Movie Magazine International


Josie and the Pussycats (2001)

USA - 2001

Movie Review By Monica Sullivan

In order to remember "Josie & The Pussycats", you would have to get up before noon on a Saturday & I became a writer so I wouldn't have to get up before noon ANY day of the week, especially Saturdays. I always thought that "Josie" & her friends were downmarket "Archie" wannabes & how pathetic is that? There is actual proof that people BOUGHT "Archie" recordings, whereas "Josie's" music was more of a boxtop giveaway after the breakfast cereal was all gone. To say that the 21st century film of "Josie & The Pussycats" is mildly enjoyable in spite of its cynical packaging isn't saying much, but that's about right. The filmmakers decided to spoof product placement by ensuring that there isn't a frame of the film that doesn't plug something &, spoof or not, it wears you down after the first five minutes & there's still the rest of the movie to go after that.

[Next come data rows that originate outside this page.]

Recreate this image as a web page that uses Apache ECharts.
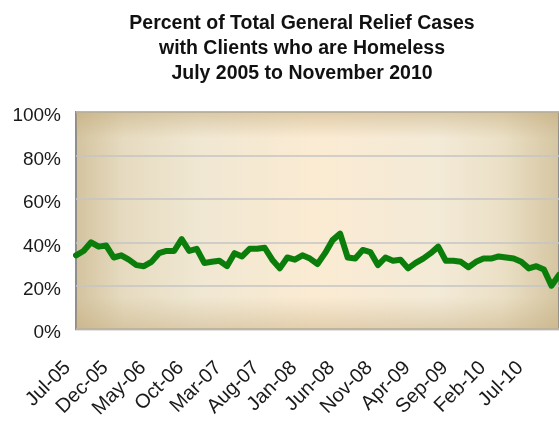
<!DOCTYPE html>
<html>
<head>
<meta charset="utf-8">
<script src="https://cdn.jsdelivr.net/npm/echarts@6/dist/echarts.min.js"></script>
<style>
html,body{margin:0;padding:0;background:#fff;}
#main{width:559px;height:421px;}
</style>
</head>
<body>
<div id="main"></div>
<script>
const titleText = "Percent of Total General Relief Cases\nwith Clients who are Homeless\nJuly 2005 to November 2010";

const months = [
  "Jul-05","Aug-05","Sep-05","Oct-05","Nov-05","Dec-05",
  "Jan-06","Feb-06","Mar-06","Apr-06","May-06","Jun-06","Jul-06","Aug-06","Sep-06","Oct-06","Nov-06","Dec-06",
  "Jan-07","Feb-07","Mar-07","Apr-07","May-07","Jun-07","Jul-07","Aug-07","Sep-07","Oct-07","Nov-07","Dec-07",
  "Jan-08","Feb-08","Mar-08","Apr-08","May-08","Jun-08","Jul-08","Aug-08","Sep-08","Oct-08","Nov-08","Dec-08",
  "Jan-09","Feb-09","Mar-09","Apr-09","May-09","Jun-09","Jul-09","Aug-09","Sep-09","Oct-09","Nov-09","Dec-09",
  "Jan-10","Feb-10","Mar-10","Apr-10","May-10","Jun-10","Jul-10","Aug-10","Sep-10","Oct-10","Nov-10"
];

const homelessPct = [
  34, 36, 40, 38, 38.5, 33,
  34, 32, 29.5, 29, 31, 35, 36, 36, 41.5, 36, 37, 30.5,
  31, 31.5, 29, 35, 33.5, 37, 37, 37.5, 32, 28, 33, 32,
  34, 32.5, 30, 35, 41, 44, 33, 32.5, 36.5, 35.5, 29.5, 33,
  31.5, 32, 28, 30.5, 32.5, 35, 38, 31.5, 31.5, 31, 28.5, 31,
  32.5, 32.5, 33.5, 33, 32.5, 31, 28, 29, 27.5, 20, 25
];

const yTicks = [0, 20, 40, 60, 80, 100];

const chart = echarts.init(document.getElementById('main'), null, {renderer: 'canvas'});

const option = {
  backgroundColor: '#ffffff',
  animation: false,
  title: {
    text: titleText,
    left: 297,
    top: 6,
    textAlign: 'center',
    textStyle: {
      fontFamily: "'Liberation Sans Narrow', 'Arial Narrow', 'Liberation Sans', Arial, sans-serif",
      fontWeight: 'bold',
      fontSize: 19.5,
      lineHeight: 25,
      color: '#111'
    }
  },
  grid: {
    left: 76, right: -1, top: 112, bottom: 88,
    show: true,
    borderColor: '#8e8e8e',
    borderWidth: 2,
    backgroundColor: {
      type: 'linear', x: 0, y: 0, x2: 1, y2: 0,
      colorStops: [
        {offset: 0, color: '#d3c39e'},
        {offset: 0.1, color: '#e6dbc0'},
        {offset: 0.25, color: '#f0e7d2'},
        {offset: 0.5, color: '#fbebd3'},
        {offset: 0.75, color: '#f3ead7'},
        {offset: 0.88, color: '#ebe0c6'},
        {offset: 1, color: '#d5c5a1'}
      ]
    }
  },
  xAxis: {
    type: 'category',
    data: months,
    boundaryGap: false,
    axisLine: {show: false},
    axisTick: {show: false},
    splitLine: {show: false},
    axisLabel: {
      interval: 4,
      rotate: 45,
      margin: 27,
      padding: [0, 12, 0, 0],
      fontSize: 20,
      fontFamily: "'Liberation Sans', Arial, sans-serif",
      color: '#1a1a1a'
    }
  },
  yAxis: {
    type: 'value',
    min: yTicks[0],
    max: yTicks[yTicks.length - 1],
    interval: 20,
    axisLine: {show: false},
    axisTick: {show: false},
    splitLine: {lineStyle: {color: '#c4c4c4', width: 1.5}},
    axisLabel: {
      formatter: '{value}%',
      margin: 15,
      verticalAlign: 'top',
      lineHeight: 8,
      fontSize: 19,
      fontFamily: "'Liberation Sans', Arial, sans-serif",
      color: '#1a1a1a'
    }
  },
  series: [
    {
      type: 'line',
      data: [],
      z: 1,
      silent: true,
      markArea: {
        silent: true,
        itemStyle: {
          color: {
            type: 'linear', x: 0, y: 0, x2: 0, y2: 1,
            colorStops: [
              {offset: 0, color: 'rgba(190,165,115,0.45)'},
              {offset: 0.12, color: 'rgba(190,165,115,0.0)'},
              {offset: 0.85, color: 'rgba(190,165,115,0.0)'},
              {offset: 1, color: 'rgba(190,165,115,0.40)'}
            ]
          }
        },
        data: [[{yAxis: yTicks[0]}, {yAxis: yTicks[yTicks.length - 1]}]]
      }
    },
    {
      type: 'line',
      data: homelessPct,
      z: 3,
      showSymbol: false,
      smooth: false,
      lineStyle: {color: '#0a7d0a', width: 6, cap: 'round', join: 'round'}
    }
  ]
};
chart.setOption(option);
</script>
</body>
</html>
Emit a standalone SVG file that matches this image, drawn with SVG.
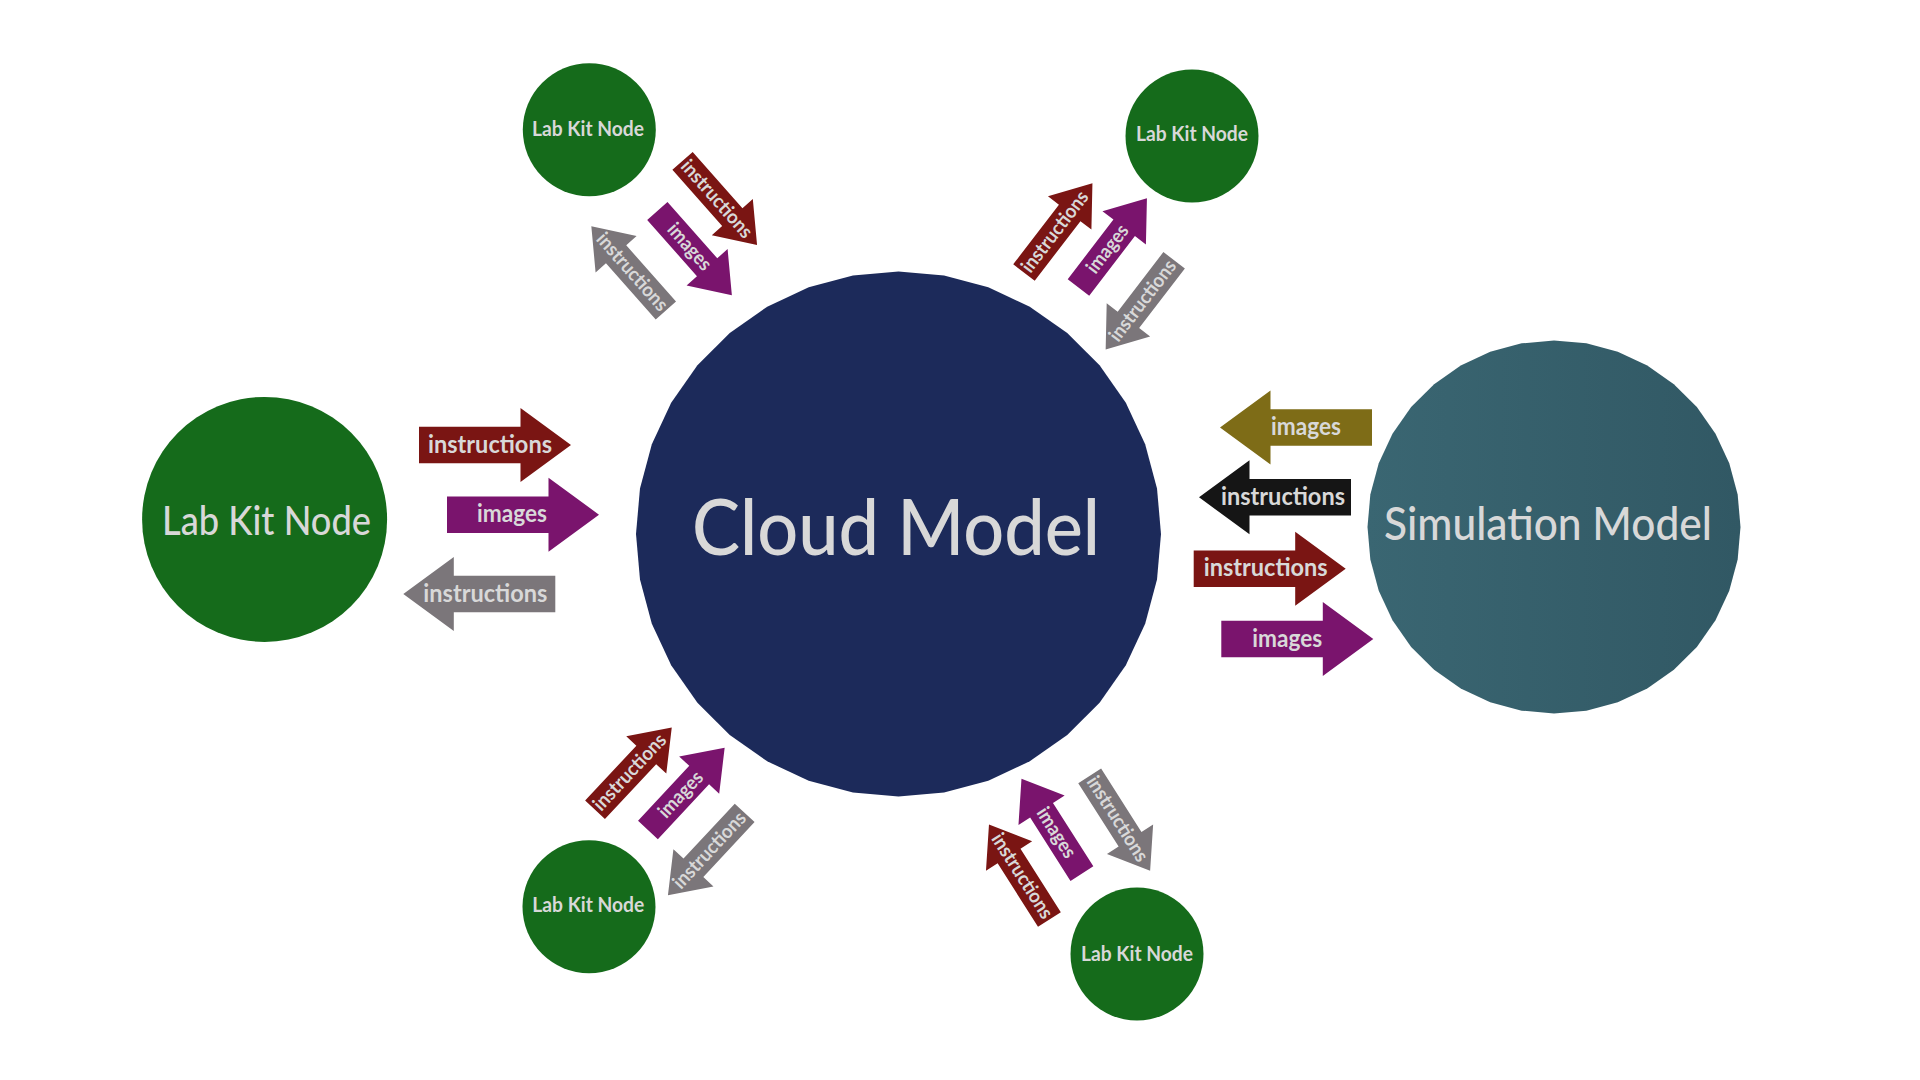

The movie opens with the bickering DuJour rock group (which includes the unbilled Donald Faison, Seth Green & Breckin Meyer) driving each other crazy while they're driving their fans wild. Their manager Wyatt Frame (Alan Cumming) decides to unload them & search for the next hot new sound in Riverdale, home of Josie McCoy (Rachael Leigh Cook), Melody Valentine (Tara Reid) & Valerie Brown (Rosario Dawson). He signs the girls sound unheard & whisks them & their friends Alan M. (Gabriel Mann) & Alexander & Alexandra Cabot (Paulo Costanzo & Missi Pyle) to the Big City. The sound, it seems, is irrelevant, Josie & the Pussy Cats, like DuJour before them, are just pawns in a subliminal message campaign cooked up by their sleazeball manager & Parker Posey as the evil Fiona. Josie, Melody & Valerie sing nine catchy songs, buy lots of stuff, are jerked around by Wyatt & Fiona & then beseech their adoring fans to think for themselves. Fat chance. Harmless? I don't think so. After the movie, I got this incredible craving for vegetables & I hate vegetables almost as much as getting up before noon. It's a plot: That's what it is: a plot.